Short exercise ▸ The material below should be written out in full and exactly; pictures stay out of the copy.

● ● ●

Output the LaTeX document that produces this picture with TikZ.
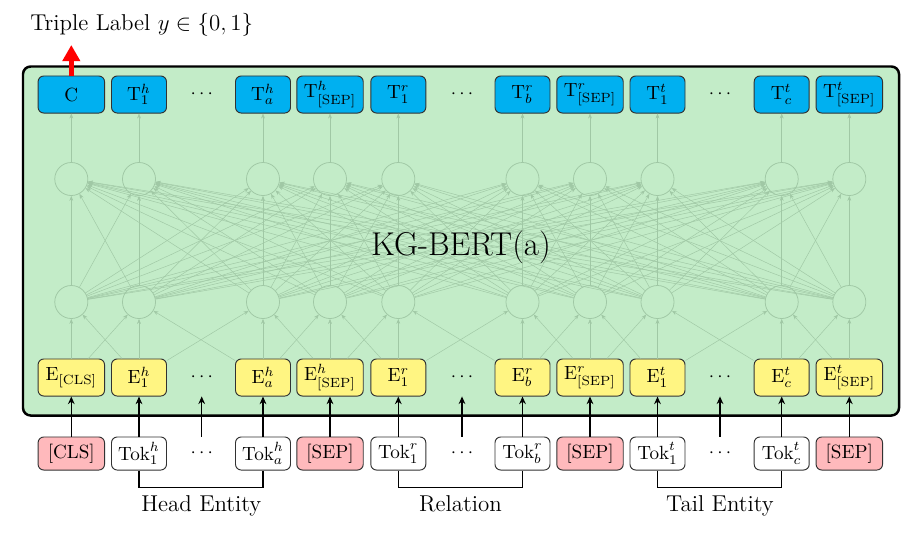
\documentclass[tikz,border=0pt]{standalone}
\usetikzlibrary{arrows.meta}
\definecolor{panelgreen}{RGB}{195,236,200}
\definecolor{tcyan}{RGB}{0,176,240}
\definecolor{eyellow}{RGB}{255,245,130}
\definecolor{tokpink}{RGB}{255,185,188}
\definecolor{netc}{RGB}{160,200,165}
\definecolor{boxborder}{RGB}{50,50,50}
\tikzset{
  box/.style={draw=boxborder, line width=0.5pt, rounded corners=3pt, inner sep=0pt, minimum height=19.4pt},
  wide/.style={minimum width=34.8pt},
  narrow/.style={minimum width=28.8pt},
  tbox/.style={box, fill=tcyan},
  ebox/.style={box, fill=eyellow},
  tokbox/.style={draw=boxborder, line width=0.5pt, rounded corners=3pt, inner sep=0pt, minimum height=17.3pt},
  specialtok/.style={tokbox, fill=tokpink, wide},
  plaintok/.style={tokbox, fill=white, narrow},
  neuron/.style={circle, draw=netc, line width=0.4pt, minimum size=17.3pt, inner sep=0pt},
  wire/.style={draw=netc, line width=0.25pt, -{Stealth[length=2.6pt,width=2pt]}},
  inarrow/.style={draw=black, line width=0.7pt, -{Stealth[length=4pt,width=3.5pt]}},
  edots/.style={inner sep=0pt, minimum height=19.4pt},
  kdots/.style={inner sep=0pt, minimum height=17.3pt},
  brace/.style={draw=black, line width=0.7pt},
  txt/.style={inner sep=0pt, font=\large},
}
\begin{document}
\begin{tikzpicture}[x=0.5236pt,y=-0.5236pt]
\useasboundingbox (0,0) rectangle (923,532);
% panel
\draw[fill=panelgreen, line width=1.3pt, rounded corners=4pt] (23,66.5) rectangle (899,415.5);
% neurons
\foreach \i/\x in {1/71.3,2/139,3/263,4/330,5/398.3,6/522.5,7/590,8/657.5,9/781.7,10/849.3}{
  \node[neuron] (u\i) at (\x,179) {};
  \node[neuron] (l\i) at (\x,302) {};
}
% output row
\node[tbox,wide]   (t1)  at (71.3,94.5)  {C};
\node[tbox,narrow] (t2)  at (139,94.5)   {$\mathrm{T}^h_1$};
\node[edots]       (td1) at (201.7,94.5) {$\cdots$};
\node[tbox,narrow] (t3)  at (263,94.5)   {$\mathrm{T}^h_a$};
\node[tbox,wide]   (t4)  at (330,94.5)   {$\mathrm{T}^h_{\mathrm{[SEP]}}$};
\node[tbox,narrow] (t5)  at (398.3,94.5) {$\mathrm{T}^r_1$};
\node[edots]       (td2) at (462,94.5)   {$\cdots$};
\node[tbox,narrow] (t6)  at (522.5,94.5) {$\mathrm{T}^r_b$};
\node[tbox,wide]   (t7)  at (590,94.5)   {$\mathrm{T}^r_{\mathrm{[SEP]}}$};
\node[tbox,narrow] (t8)  at (657.5,94.5) {$\mathrm{T}^t_1$};
\node[edots]       (td3) at (720,94.5)   {$\cdots$};
\node[tbox,narrow] (t9)  at (781.7,94.5) {$\mathrm{T}^t_c$};
\node[tbox,wide]   (t10) at (849.3,94.5) {$\mathrm{T}^t_{\mathrm{[SEP]}}$};
% embedding row
\node[ebox,wide]   (e1)  at (71.3,377.5)  {$\mathrm{E}_{\mathrm{[CLS]}}$};
\node[ebox,narrow] (e2)  at (139,377.5)   {$\mathrm{E}^h_1$};
\node[edots]       (ed1) at (201.7,377.5) {$\cdots$};
\node[ebox,narrow] (e3)  at (263,377.5)   {$\mathrm{E}^h_a$};
\node[ebox,wide]   (e4)  at (330,377.5)   {$\mathrm{E}^h_{\mathrm{[SEP]}}$};
\node[ebox,narrow] (e5)  at (398.3,377.5) {$\mathrm{E}^r_1$};
\node[edots]       (ed2) at (462,377.5)   {$\cdots$};
\node[ebox,narrow] (e6)  at (522.5,377.5) {$\mathrm{E}^r_b$};
\node[ebox,wide]   (e7)  at (590,377.5)   {$\mathrm{E}^r_{\mathrm{[SEP]}}$};
\node[ebox,narrow] (e8)  at (657.5,377.5) {$\mathrm{E}^t_1$};
\node[edots]       (ed3) at (720,377.5)   {$\cdots$};
\node[ebox,narrow] (e9)  at (781.7,377.5) {$\mathrm{E}^t_c$};
\node[ebox,wide]   (e10) at (849.3,377.5) {$\mathrm{E}^t_{\mathrm{[SEP]}}$};
% token row
\node[specialtok] (k1)  at (71.3,453.5)  {[CLS]};
\node[plaintok]   (k2)  at (139,453.5)   {$\mathrm{Tok}^h_1$};
\node[kdots]      (kd1) at (201.7,453.5) {$\cdots$};
\node[plaintok]   (k3)  at (263,453.5)   {$\mathrm{Tok}^h_a$};
\node[specialtok] (k4)  at (330,453.5)   {[SEP]};
\node[plaintok]   (k5)  at (398.3,453.5) {$\mathrm{Tok}^r_1$};
\node[kdots]      (kd2) at (462,453.5)   {$\cdots$};
\node[plaintok]   (k6)  at (522.5,453.5) {$\mathrm{Tok}^r_b$};
\node[specialtok] (k7)  at (590,453.5)   {[SEP]};
\node[plaintok]   (k8)  at (657.5,453.5) {$\mathrm{Tok}^t_1$};
\node[kdots]      (kd3) at (720,453.5)   {$\cdots$};
\node[plaintok]   (k9)  at (781.7,453.5) {$\mathrm{Tok}^t_c$};
\node[specialtok] (k10) at (849.3,453.5) {[SEP]};
% network wires
\foreach \i in {1,...,10}{
  \draw[wire] (u\i) -- (t\i);
  \draw[wire] (e\i) -- (l\i);
  \foreach \j in {1,...,10}{ \draw[wire] (l\i) -- (u\j); }
}
\foreach \i [evaluate=\i as \j using int(\i+1)] in {1,...,9}{
  \draw[wire] (e\i) -- (l\j);
  \draw[wire] (e\j) -- (l\i);
}
% input arrows
\foreach \i in {1,...,10}{ \draw[inarrow] (k\i) -- (e\i); }
\foreach \i in {1,2,3}{ \draw[inarrow] (kd\i) -- (ed\i); }
% label and red arrow
\node[txt, anchor=base west] (lbl) at (30,30.5) {Triple Label $y \in \{0,1\}$};
\coordinate (ytip) at (71.3,45);
\draw[red, line width=2.4pt, -{Triangle[length=8.5pt,width=9pt]}] (t1.north) -- (ytip);
% model name
\node[inner sep=0pt, anchor=base, font=\LARGE] (kg) at (461,255) {KG-BERT(a)};
% brackets
\draw[brace] (k2.south) -- ++(0,16.7) -| (k3.south);
\draw[brace] (k5.south) -- ++(0,16.7) -| (k6.south);
\draw[brace] (k8.south) -- ++(0,16.7) -| (k9.south);
\node[txt, anchor=base] (hl) at (201.3,511.7) {Head Entity};
\node[txt, anchor=base] (rl) at (460.5,511.7) {Relation};
\node[txt, anchor=base] (tl) at (720,511.7) {Tail Entity};
\end{tikzpicture}
\end{document}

● ● ●

Exercise answer ▸
Output the LaTeX document that produces this picture with TikZ.
\documentclass[tikz,border=0pt]{standalone}
\usetikzlibrary{arrows.meta}
\definecolor{panelgreen}{RGB}{195,236,200}
\definecolor{tcyan}{RGB}{0,176,240}
\definecolor{eyellow}{RGB}{255,245,130}
\definecolor{tokpink}{RGB}{255,185,188}
\definecolor{netc}{RGB}{160,200,165}
\definecolor{boxborder}{RGB}{50,50,50}
\tikzset{
  box/.style={draw=boxborder, line width=0.5pt, rounded corners=3pt, inner sep=0pt, minimum height=19.4pt},
  wide/.style={minimum width=34.8pt},
  narrow/.style={minimum width=28.8pt},
  tbox/.style={box, fill=tcyan},
  ebox/.style={box, fill=eyellow},
  tokbox/.style={draw=boxborder, line width=0.5pt, rounded corners=3pt, inner sep=0pt, minimum height=17.3pt},
  specialtok/.style={tokbox, fill=tokpink, wide},
  plaintok/.style={tokbox, fill=white, narrow},
  neuron/.style={circle, draw=netc, line width=0.4pt, minimum size=17.3pt, inner sep=0pt},
  wire/.style={draw=netc, line width=0.25pt, -{Stealth[length=2.6pt,width=2pt]}},
  inarrow/.style={draw=black, line width=0.7pt, -{Stealth[length=4pt,width=3.5pt]}},
  edots/.style={inner sep=0pt, minimum height=19.4pt},
  kdots/.style={inner sep=0pt, minimum height=17.3pt},
  brace/.style={draw=black, line width=0.7pt},
  txt/.style={inner sep=0pt, font=\large},
}
\begin{document}
\begin{tikzpicture}[x=0.5236pt,y=-0.5236pt]
\useasboundingbox (0,0) rectangle (923,532);
% panel
\draw[fill=panelgreen, line width=1.3pt, rounded corners=4pt] (23,66.5) rectangle (899,415.5);
% neurons
\foreach \i/\x in {1/71.3,2/139,3/263,4/330,5/398.3,6/522.5,7/590,8/657.5,9/781.7,10/849.3}{
  \node[neuron] (u\i) at (\x,179) {};
  \node[neuron] (l\i) at (\x,302) {};
}
% output row
\node[tbox,wide]   (t1)  at (71.3,94.5)  {C};
\node[tbox,narrow] (t2)  at (139,94.5)   {$\mathrm{T}^h_1$};
\node[edots]       (td1) at (201.7,94.5) {$\cdots$};
\node[tbox,narrow] (t3)  at (263,94.5)   {$\mathrm{T}^h_a$};
\node[tbox,wide]   (t4)  at (330,94.5)   {$\mathrm{T}^h_{\mathrm{[SEP]}}$};
\node[tbox,narrow] (t5)  at (398.3,94.5) {$\mathrm{T}^r_1$};
\node[edots]       (td2) at (462,94.5)   {$\cdots$};
\node[tbox,narrow] (t6)  at (522.5,94.5) {$\mathrm{T}^r_b$};
\node[tbox,wide]   (t7)  at (590,94.5)   {$\mathrm{T}^r_{\mathrm{[SEP]}}$};
\node[tbox,narrow] (t8)  at (657.5,94.5) {$\mathrm{T}^t_1$};
\node[edots]       (td3) at (720,94.5)   {$\cdots$};
\node[tbox,narrow] (t9)  at (781.7,94.5) {$\mathrm{T}^t_c$};
\node[tbox,wide]   (t10) at (849.3,94.5) {$\mathrm{T}^t_{\mathrm{[SEP]}}$};
% embedding row
\node[ebox,wide]   (e1)  at (71.3,377.5)  {$\mathrm{E}_{\mathrm{[CLS]}}$};
\node[ebox,narrow] (e2)  at (139,377.5)   {$\mathrm{E}^h_1$};
\node[edots]       (ed1) at (201.7,377.5) {$\cdots$};
\node[ebox,narrow] (e3)  at (263,377.5)   {$\mathrm{E}^h_a$};
\node[ebox,wide]   (e4)  at (330,377.5)   {$\mathrm{E}^h_{\mathrm{[SEP]}}$};
\node[ebox,narrow] (e5)  at (398.3,377.5) {$\mathrm{E}^r_1$};
\node[edots]       (ed2) at (462,377.5)   {$\cdots$};
\node[ebox,narrow] (e6)  at (522.5,377.5) {$\mathrm{E}^r_b$};
\node[ebox,wide]   (e7)  at (590,377.5)   {$\mathrm{E}^r_{\mathrm{[SEP]}}$};
\node[ebox,narrow] (e8)  at (657.5,377.5) {$\mathrm{E}^t_1$};
\node[edots]       (ed3) at (720,377.5)   {$\cdots$};
\node[ebox,narrow] (e9)  at (781.7,377.5) {$\mathrm{E}^t_c$};
\node[ebox,wide]   (e10) at (849.3,377.5) {$\mathrm{E}^t_{\mathrm{[SEP]}}$};
% token row
\node[specialtok] (k1)  at (71.3,453.5)  {[CLS]};
\node[plaintok]   (k2)  at (139,453.5)   {$\mathrm{Tok}^h_1$};
\node[kdots]      (kd1) at (201.7,453.5) {$\cdots$};
\node[plaintok]   (k3)  at (263,453.5)   {$\mathrm{Tok}^h_a$};
\node[specialtok] (k4)  at (330,453.5)   {[SEP]};
\node[plaintok]   (k5)  at (398.3,453.5) {$\mathrm{Tok}^r_1$};
\node[kdots]      (kd2) at (462,453.5)   {$\cdots$};
\node[plaintok]   (k6)  at (522.5,453.5) {$\mathrm{Tok}^r_b$};
\node[specialtok] (k7)  at (590,453.5)   {[SEP]};
\node[plaintok]   (k8)  at (657.5,453.5) {$\mathrm{Tok}^t_1$};
\node[kdots]      (kd3) at (720,453.5)   {$\cdots$};
\node[plaintok]   (k9)  at (781.7,453.5) {$\mathrm{Tok}^t_c$};
\node[specialtok] (k10) at (849.3,453.5) {[SEP]};
% network wires
\foreach \i in {1,...,10}{
  \draw[wire] (u\i) -- (t\i);
  \draw[wire] (e\i) -- (l\i);
  \foreach \j in {1,...,10}{ \draw[wire] (l\i) -- (u\j); }
}
\foreach \i [evaluate=\i as \j using int(\i+1)] in {1,...,9}{
  \draw[wire] (e\i) -- (l\j);
  \draw[wire] (e\j) -- (l\i);
}
% input arrows
\foreach \i in {1,...,10}{ \draw[inarrow] (k\i) -- (e\i); }
\foreach \i in {1,2,3}{ \draw[inarrow] (kd\i) -- (ed\i); }
% label and red arrow
\node[txt, anchor=base west] (lbl) at (30,30.5) {Triple Label $y \in \{0,1\}$};
\coordinate (ytip) at (71.3,45);
\draw[red, line width=2.4pt, -{Triangle[length=8.5pt,width=9pt]}] (t1.north) -- (ytip);
% model name
\node[inner sep=0pt, anchor=base, font=\LARGE] (kg) at (461,255) {KG-BERT(a)};
% brackets
\draw[brace] (k2.south) -- ++(0,16.7) -| (k3.south);
\draw[brace] (k5.south) -- ++(0,16.7) -| (k6.south);
\draw[brace] (k8.south) -- ++(0,16.7) -| (k9.south);
\node[txt, anchor=base] (hl) at (201.3,511.7) {Head Entity};
\node[txt, anchor=base] (rl) at (460.5,511.7) {Relation};
\node[txt, anchor=base] (tl) at (720,511.7) {Tail Entity};
\end{tikzpicture}
\end{document}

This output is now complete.